Wee Ma

Some observations on last night’s Leaders Debate and the comments on it pouring in from every hand….

Annie, challenged by Maddy to stop shouting at the radio and to phone in instead, did so, and I think made a creditable showing for herself as a radio virgin (of course I’m prejudiced), her points being poignant ones on the matter of personalities versus policies and statistics versus the reality on the street. There were of course many statistics in the TV debate – oh, there goes another! – and all seven of the guys were so impressively well-versed I can only assume they had all had a chip implanted (perhaps even the same one, since the statistics, I thought, were seldom challenged). Even Natalie Bennet, yes, who incidentally got my thumbs-up despite her unwary excursion into the matter of the mass-extinctions of – what? plants and animals? – come on, Nat, let’s get real & deal with important matters….) I notice the many comments on how impressive the three women were compared with the men, and the assumption from this that they were impressive because they were women. I had to wonder though if it wasn’t rather that they were the ones who were not connected with the Westminster parliament – that institution forged in the wake of bloody wars between the great houses of England, brought into being by the new generation which sought to rival those great houses, and empowered as England was preparing to tear itself apart in a new kind of Civil War and thereafter to export bloody war to all corners of the globe…. I ask myself, as I’ve often asked myself before, why we have anything to do with this boys’ scrummage which is supposedly the heart of our political life in Britain?

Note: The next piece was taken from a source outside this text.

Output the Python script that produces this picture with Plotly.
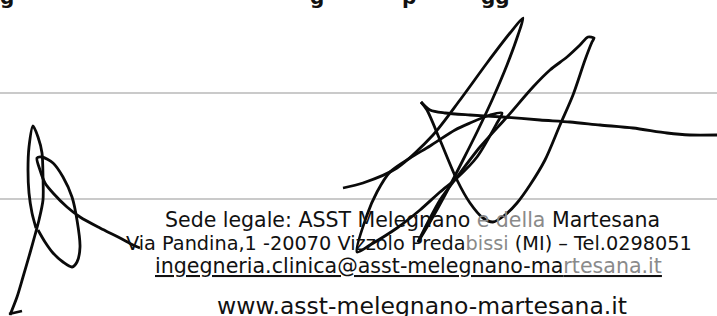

That aside, I have another reservation about our concept of democracy. The way we understand democracy, certain people propose “policies” which are supposed to make “our” life better (“us” being us-in-Britain if your name’s Nigel Farage, and us-and-some-other-people-further-afield if you’re called something more decent). If we like the sound of those policies we vote for the person proposing them. If this person gets enough votes we reward him/her by putting him/her into “power”, that power being limited only by the occasional reminder that he/she is supposed to be the people’s representative. So if we equate power with reward, what sort of morality, I wonder, are we subscribing to? Is power good? Do we like the kind of person who “wants power”? Do we approve of them? As far as I’ve gathered in our local electioneering excursions not many people do approve of them. So what are we doing with them? Putting them up on a podium and then throwing coconuts at them? What is it we want to do, give some people responsibility so that we need to have none, or give people power so that – oh yes, that would be for the same reason…. I have to say, looking at those Leaders on TV last night, I saw seven guys who, with extensive training or without it, had screwed themselves up to get in front of an audience and say some stuff that, now or at some former time in their lives, they (had) believed in. Good on them, most of us wouldn’t like to do that, either out of genuine modesty or out of straightforward terror. I don’t know what the answer is here: I don’t think our version of democracy is It, though I’d like to think I’ll find it before I die – by Sod’s Law I suppose I’ll be too dottled by then for me or anyone else to give credence to my conclusion.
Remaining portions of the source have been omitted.